Give the material once more, word for word, without any images.
◆ ◆ ◆ ◆
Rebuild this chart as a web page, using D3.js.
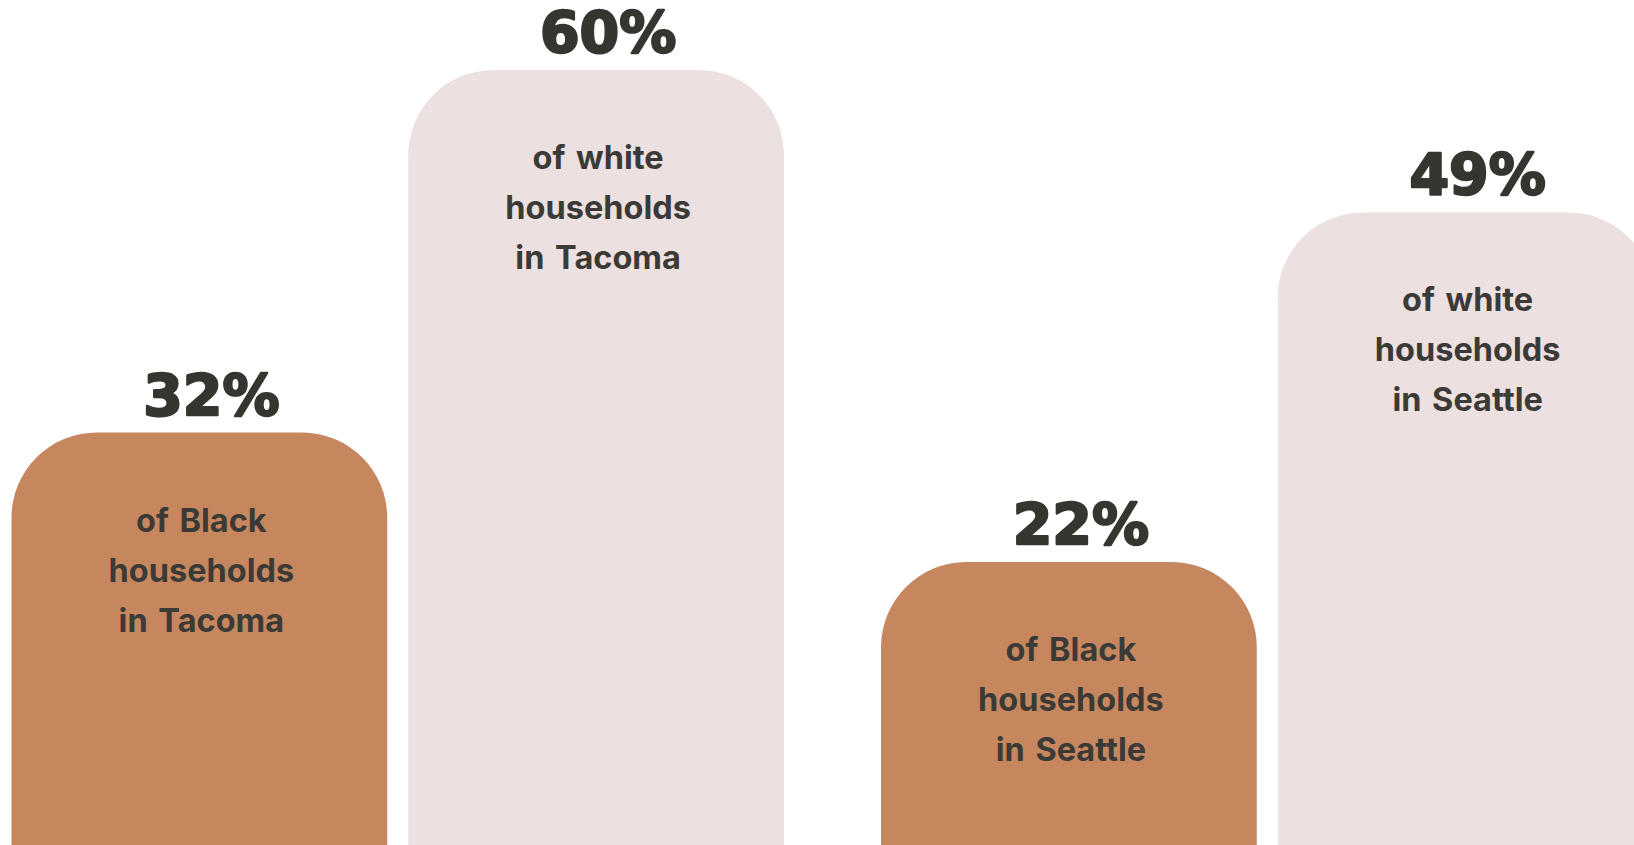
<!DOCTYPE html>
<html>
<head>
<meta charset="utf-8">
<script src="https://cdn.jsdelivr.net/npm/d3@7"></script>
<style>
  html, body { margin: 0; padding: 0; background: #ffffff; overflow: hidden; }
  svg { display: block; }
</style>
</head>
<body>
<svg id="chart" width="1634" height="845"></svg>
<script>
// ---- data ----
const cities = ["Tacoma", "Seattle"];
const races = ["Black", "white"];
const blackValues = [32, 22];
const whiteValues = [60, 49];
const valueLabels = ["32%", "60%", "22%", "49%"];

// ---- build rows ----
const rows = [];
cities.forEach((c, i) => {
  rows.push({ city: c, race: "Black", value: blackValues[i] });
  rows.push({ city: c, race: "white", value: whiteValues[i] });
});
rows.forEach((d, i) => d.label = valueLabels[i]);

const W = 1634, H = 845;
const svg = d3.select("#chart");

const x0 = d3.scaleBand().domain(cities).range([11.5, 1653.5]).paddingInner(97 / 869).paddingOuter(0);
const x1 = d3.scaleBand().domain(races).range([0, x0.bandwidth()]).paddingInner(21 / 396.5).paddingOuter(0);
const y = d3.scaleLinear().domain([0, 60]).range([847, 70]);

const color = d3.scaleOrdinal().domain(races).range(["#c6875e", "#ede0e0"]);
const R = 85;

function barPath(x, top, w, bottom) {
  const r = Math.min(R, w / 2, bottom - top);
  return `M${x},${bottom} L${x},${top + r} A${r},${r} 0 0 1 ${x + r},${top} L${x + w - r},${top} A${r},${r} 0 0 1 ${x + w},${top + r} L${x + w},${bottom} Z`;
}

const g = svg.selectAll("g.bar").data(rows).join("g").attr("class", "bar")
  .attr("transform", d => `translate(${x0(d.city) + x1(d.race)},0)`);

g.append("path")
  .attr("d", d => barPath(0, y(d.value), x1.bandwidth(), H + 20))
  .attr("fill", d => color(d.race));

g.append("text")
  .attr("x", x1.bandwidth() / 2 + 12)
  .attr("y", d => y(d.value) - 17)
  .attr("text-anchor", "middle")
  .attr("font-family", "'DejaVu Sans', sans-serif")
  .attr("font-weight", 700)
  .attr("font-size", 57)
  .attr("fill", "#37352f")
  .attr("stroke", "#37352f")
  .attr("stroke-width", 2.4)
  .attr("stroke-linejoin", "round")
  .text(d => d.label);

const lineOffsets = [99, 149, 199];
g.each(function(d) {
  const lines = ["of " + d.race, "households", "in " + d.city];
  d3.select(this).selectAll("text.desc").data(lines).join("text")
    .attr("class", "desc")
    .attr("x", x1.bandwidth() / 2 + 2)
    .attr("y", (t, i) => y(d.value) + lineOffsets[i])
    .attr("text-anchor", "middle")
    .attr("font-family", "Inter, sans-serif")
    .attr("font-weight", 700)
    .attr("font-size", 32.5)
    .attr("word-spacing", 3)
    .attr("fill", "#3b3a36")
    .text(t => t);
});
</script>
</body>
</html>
◆ ◆ ◆ ◆
§ **RESULT OF THE EXERCISE**
Rebuild this chart as a web page, using D3.js.
<!DOCTYPE html>
<html>
<head>
<meta charset="utf-8">
<script src="https://cdn.jsdelivr.net/npm/d3@7"></script>
<style>
  html, body { margin: 0; padding: 0; background: #ffffff; overflow: hidden; }
  svg { display: block; }
</style>
</head>
<body>
<svg id="chart" width="1634" height="845"></svg>
<script>
// ---- data ----
const cities = ["Tacoma", "Seattle"];
const races = ["Black", "white"];
const blackValues = [32, 22];
const whiteValues = [60, 49];
const valueLabels = ["32%", "60%", "22%", "49%"];

// ---- build rows ----
const rows = [];
cities.forEach((c, i) => {
  rows.push({ city: c, race: "Black", value: blackValues[i] });
  rows.push({ city: c, race: "white", value: whiteValues[i] });
});
rows.forEach((d, i) => d.label = valueLabels[i]);

const W = 1634, H = 845;
const svg = d3.select("#chart");

const x0 = d3.scaleBand().domain(cities).range([11.5, 1653.5]).paddingInner(97 / 869).paddingOuter(0);
const x1 = d3.scaleBand().domain(races).range([0, x0.bandwidth()]).paddingInner(21 / 396.5).paddingOuter(0);
const y = d3.scaleLinear().domain([0, 60]).range([847, 70]);

const color = d3.scaleOrdinal().domain(races).range(["#c6875e", "#ede0e0"]);
const R = 85;

function barPath(x, top, w, bottom) {
  const r = Math.min(R, w / 2, bottom - top);
  return `M${x},${bottom} L${x},${top + r} A${r},${r} 0 0 1 ${x + r},${top} L${x + w - r},${top} A${r},${r} 0 0 1 ${x + w},${top + r} L${x + w},${bottom} Z`;
}

const g = svg.selectAll("g.bar").data(rows).join("g").attr("class", "bar")
  .attr("transform", d => `translate(${x0(d.city) + x1(d.race)},0)`);

g.append("path")
  .attr("d", d => barPath(0, y(d.value), x1.bandwidth(), H + 20))
  .attr("fill", d => color(d.race));

g.append("text")
  .attr("x", x1.bandwidth() / 2 + 12)
  .attr("y", d => y(d.value) - 17)
  .attr("text-anchor", "middle")
  .attr("font-family", "'DejaVu Sans', sans-serif")
  .attr("font-weight", 700)
  .attr("font-size", 57)
  .attr("fill", "#37352f")
  .attr("stroke", "#37352f")
  .attr("stroke-width", 2.4)
  .attr("stroke-linejoin", "round")
  .text(d => d.label);

const lineOffsets = [99, 149, 199];
g.each(function(d) {
  const lines = ["of " + d.race, "households", "in " + d.city];
  d3.select(this).selectAll("text.desc").data(lines).join("text")
    .attr("class", "desc")
    .attr("x", x1.bandwidth() / 2 + 2)
    .attr("y", (t, i) => y(d.value) + lineOffsets[i])
    .attr("text-anchor", "middle")
    .attr("font-family", "Inter, sans-serif")
    .attr("font-weight", 700)
    .attr("font-size", 32.5)
    .attr("word-spacing", 3)
    .attr("fill", "#3b3a36")
    .text(t => t);
});
</script>
</body>
</html>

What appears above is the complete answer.